Benchmarking is the foundational tool of ML research, yet the vast majority of benchmark results in production today are statistically questionable. The problem is not the models — it is the methodology. Three systematic biases conspire to make benchmark numbers look far more impressive than the models they represent.

First, benchmark overfitting. When a team trains dozens of model variants and selects the one with the highest score on a held-out test set, the selected result reflects random noise as much as genuine capability. The probability of finding a configuration that looks good by chance increases dramatically with the number of trials, and most evaluation workflows do not adjust for this multiple-testing problem.

Second, data contamination. If your training corpus includes text from the benchmark test set — which is increasingly common with web-scraped pretraining data — the model is not demonstrating generalization, it is demonstrating memorization. Performance that appears to show reasoning ability disappears when truly novel inputs are used.

Third, evaluation metric mismatch. Aggregate accuracy on a benchmark tells you nothing about a model's behavior on subgroups, edge cases, or adversarial inputs.
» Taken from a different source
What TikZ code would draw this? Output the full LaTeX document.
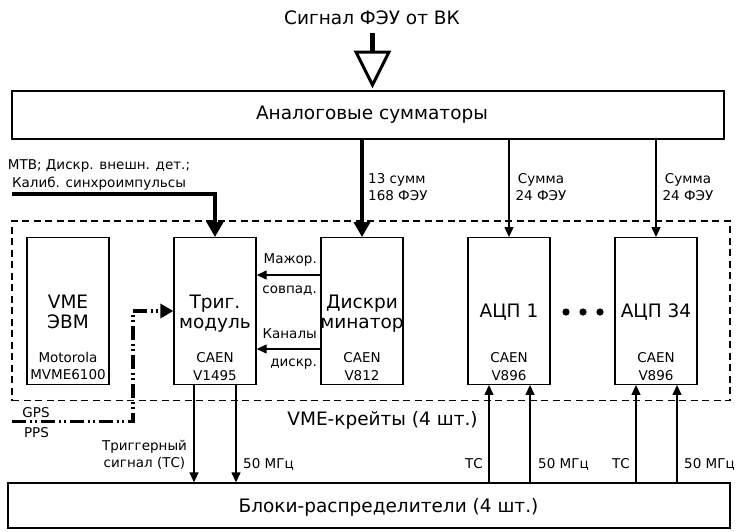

A model with 95% accuracy might fail catastrophically on exactly the inputs your production system encounters most.

At UTexas, our evaluation platform enforces guardrails against all three biases by default. Multiple-comparison correction is applied automatically when a researcher evaluates more than one model variant. Contamination detection identifies overlap between training and evaluation data. And disaggregated evaluation breaks results down by subgroup, difficulty, and input type with a mandatory minimum sample size. The result is evaluations that are less flattering but far more predictive of production performance.